**Source data**
· · · · ·
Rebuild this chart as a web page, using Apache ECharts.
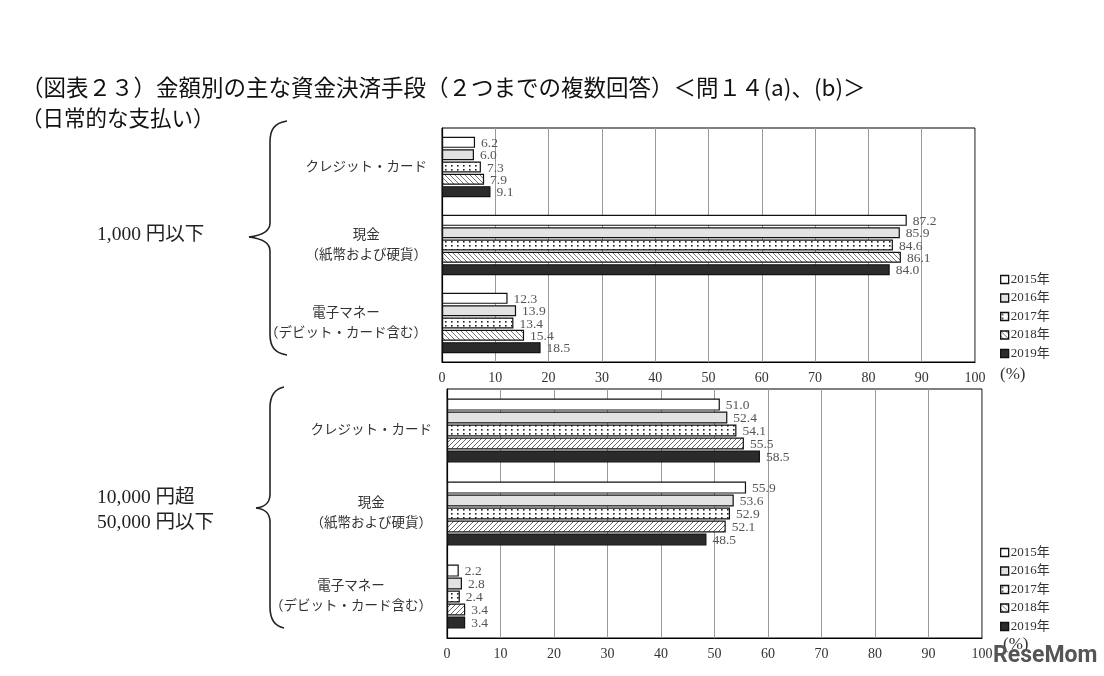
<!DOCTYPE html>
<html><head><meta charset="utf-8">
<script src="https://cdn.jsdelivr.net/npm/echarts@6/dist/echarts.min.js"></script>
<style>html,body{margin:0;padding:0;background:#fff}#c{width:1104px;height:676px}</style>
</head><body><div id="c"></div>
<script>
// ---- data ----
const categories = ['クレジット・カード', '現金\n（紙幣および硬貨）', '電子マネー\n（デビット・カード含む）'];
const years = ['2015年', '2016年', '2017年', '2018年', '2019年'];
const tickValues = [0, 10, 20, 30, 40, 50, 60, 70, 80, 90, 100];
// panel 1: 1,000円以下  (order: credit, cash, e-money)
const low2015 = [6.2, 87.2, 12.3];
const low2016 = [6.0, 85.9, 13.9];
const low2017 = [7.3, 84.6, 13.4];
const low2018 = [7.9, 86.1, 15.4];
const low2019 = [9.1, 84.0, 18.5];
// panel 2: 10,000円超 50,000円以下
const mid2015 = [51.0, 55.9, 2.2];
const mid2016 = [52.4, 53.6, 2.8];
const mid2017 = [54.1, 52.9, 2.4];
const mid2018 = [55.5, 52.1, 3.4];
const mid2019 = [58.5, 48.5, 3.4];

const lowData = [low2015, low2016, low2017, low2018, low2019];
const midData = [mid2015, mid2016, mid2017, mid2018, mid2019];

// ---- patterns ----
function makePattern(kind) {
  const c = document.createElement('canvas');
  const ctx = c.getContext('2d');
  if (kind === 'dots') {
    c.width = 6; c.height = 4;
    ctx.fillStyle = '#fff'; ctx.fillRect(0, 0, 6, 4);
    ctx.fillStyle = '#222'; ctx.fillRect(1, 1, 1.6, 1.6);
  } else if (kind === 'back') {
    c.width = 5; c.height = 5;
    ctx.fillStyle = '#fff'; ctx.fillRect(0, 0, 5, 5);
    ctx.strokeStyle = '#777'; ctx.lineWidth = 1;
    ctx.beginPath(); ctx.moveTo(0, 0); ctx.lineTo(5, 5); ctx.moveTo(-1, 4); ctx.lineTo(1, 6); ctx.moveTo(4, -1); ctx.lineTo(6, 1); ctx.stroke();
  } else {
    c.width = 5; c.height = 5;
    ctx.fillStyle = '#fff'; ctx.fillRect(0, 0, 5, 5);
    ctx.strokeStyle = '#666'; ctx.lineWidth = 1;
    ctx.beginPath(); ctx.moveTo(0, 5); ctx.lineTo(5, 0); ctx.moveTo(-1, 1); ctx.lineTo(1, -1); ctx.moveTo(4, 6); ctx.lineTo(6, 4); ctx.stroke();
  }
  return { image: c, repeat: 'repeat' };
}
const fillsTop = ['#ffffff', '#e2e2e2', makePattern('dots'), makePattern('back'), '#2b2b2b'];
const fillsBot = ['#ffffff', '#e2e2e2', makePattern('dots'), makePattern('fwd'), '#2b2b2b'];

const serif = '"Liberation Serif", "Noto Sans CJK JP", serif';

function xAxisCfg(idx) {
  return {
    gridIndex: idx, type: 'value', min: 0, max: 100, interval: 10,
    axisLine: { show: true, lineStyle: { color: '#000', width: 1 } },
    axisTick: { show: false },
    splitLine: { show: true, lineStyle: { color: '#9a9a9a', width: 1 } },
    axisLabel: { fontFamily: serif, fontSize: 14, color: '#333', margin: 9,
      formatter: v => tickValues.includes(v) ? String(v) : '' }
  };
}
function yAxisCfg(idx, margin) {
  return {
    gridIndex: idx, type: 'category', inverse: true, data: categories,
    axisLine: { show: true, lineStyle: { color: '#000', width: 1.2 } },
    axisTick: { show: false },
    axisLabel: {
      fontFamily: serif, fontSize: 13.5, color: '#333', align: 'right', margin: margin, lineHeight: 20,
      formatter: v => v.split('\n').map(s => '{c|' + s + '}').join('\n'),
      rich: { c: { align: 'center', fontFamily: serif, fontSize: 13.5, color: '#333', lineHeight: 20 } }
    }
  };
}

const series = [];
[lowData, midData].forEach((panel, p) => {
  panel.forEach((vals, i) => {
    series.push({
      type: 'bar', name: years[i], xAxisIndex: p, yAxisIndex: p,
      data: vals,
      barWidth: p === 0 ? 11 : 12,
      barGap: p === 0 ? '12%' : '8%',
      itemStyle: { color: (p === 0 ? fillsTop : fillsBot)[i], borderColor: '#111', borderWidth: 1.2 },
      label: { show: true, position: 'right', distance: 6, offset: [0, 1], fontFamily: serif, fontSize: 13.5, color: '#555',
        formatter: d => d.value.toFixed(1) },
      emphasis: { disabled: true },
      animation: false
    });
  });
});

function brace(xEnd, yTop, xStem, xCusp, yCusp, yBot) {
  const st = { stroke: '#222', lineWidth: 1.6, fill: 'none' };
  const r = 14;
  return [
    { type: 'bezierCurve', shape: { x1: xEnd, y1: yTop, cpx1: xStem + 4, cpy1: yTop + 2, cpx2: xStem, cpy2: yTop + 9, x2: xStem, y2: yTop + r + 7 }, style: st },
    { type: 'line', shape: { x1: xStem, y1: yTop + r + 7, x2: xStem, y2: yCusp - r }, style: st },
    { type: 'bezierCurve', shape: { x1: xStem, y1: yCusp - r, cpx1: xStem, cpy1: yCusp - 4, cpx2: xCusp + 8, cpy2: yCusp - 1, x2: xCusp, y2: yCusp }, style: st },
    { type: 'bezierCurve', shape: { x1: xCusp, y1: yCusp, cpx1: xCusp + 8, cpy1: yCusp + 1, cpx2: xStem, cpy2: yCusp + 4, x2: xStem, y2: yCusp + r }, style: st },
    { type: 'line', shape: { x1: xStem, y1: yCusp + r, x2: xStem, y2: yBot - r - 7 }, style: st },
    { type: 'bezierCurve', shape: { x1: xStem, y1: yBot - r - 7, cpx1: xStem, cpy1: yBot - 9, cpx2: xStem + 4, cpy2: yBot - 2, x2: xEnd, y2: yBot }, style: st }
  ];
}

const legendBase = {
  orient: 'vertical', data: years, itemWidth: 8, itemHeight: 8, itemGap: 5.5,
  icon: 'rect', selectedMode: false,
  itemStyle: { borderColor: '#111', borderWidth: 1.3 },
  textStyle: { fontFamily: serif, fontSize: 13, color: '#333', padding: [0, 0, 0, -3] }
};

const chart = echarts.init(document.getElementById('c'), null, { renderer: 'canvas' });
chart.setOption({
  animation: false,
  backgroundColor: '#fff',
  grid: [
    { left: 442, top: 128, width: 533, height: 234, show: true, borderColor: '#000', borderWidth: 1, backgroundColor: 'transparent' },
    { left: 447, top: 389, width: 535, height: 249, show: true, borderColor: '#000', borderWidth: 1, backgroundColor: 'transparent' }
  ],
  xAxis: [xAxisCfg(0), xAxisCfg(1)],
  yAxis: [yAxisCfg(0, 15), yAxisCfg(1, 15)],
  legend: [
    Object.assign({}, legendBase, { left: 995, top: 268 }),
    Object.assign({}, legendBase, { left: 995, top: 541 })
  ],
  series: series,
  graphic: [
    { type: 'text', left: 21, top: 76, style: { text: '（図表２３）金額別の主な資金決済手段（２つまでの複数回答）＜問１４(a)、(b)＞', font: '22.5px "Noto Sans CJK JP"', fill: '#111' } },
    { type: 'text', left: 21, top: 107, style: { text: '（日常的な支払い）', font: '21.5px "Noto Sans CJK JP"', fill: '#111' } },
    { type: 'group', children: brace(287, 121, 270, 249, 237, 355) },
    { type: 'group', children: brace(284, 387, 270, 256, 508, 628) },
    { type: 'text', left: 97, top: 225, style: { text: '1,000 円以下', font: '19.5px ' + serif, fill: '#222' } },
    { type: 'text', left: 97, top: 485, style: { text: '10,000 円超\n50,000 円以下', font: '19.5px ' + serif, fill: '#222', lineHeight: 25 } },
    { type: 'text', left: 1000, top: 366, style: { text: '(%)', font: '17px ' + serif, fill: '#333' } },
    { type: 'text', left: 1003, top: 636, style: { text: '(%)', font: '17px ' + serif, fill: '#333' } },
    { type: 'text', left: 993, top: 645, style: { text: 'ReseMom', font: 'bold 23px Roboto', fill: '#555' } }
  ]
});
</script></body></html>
· · · · ·
Your task is to return the lines above, from the first one up to and including the line containing "const midData = [mid2015, mid2016, mid2017, mid2018, mid2019];", minus any pictures.

**Output of the task**
Rebuild this chart as a web page, using Apache ECharts.
<!DOCTYPE html>
<html><head><meta charset="utf-8">
<script src="https://cdn.jsdelivr.net/npm/echarts@6/dist/echarts.min.js"></script>
<style>html,body{margin:0;padding:0;background:#fff}#c{width:1104px;height:676px}</style>
</head><body><div id="c"></div>
<script>
// ---- data ----
const categories = ['クレジット・カード', '現金\n（紙幣および硬貨）', '電子マネー\n（デビット・カード含む）'];
const years = ['2015年', '2016年', '2017年', '2018年', '2019年'];
const tickValues = [0, 10, 20, 30, 40, 50, 60, 70, 80, 90, 100];
// panel 1: 1,000円以下  (order: credit, cash, e-money)
const low2015 = [6.2, 87.2, 12.3];
const low2016 = [6.0, 85.9, 13.9];
const low2017 = [7.3, 84.6, 13.4];
const low2018 = [7.9, 86.1, 15.4];
const low2019 = [9.1, 84.0, 18.5];
// panel 2: 10,000円超 50,000円以下
const mid2015 = [51.0, 55.9, 2.2];
const mid2016 = [52.4, 53.6, 2.8];
const mid2017 = [54.1, 52.9, 2.4];
const mid2018 = [55.5, 52.1, 3.4];
const mid2019 = [58.5, 48.5, 3.4];

const lowData = [low2015, low2016, low2017, low2018, low2019];
const midData = [mid2015, mid2016, mid2017, mid2018, mid2019];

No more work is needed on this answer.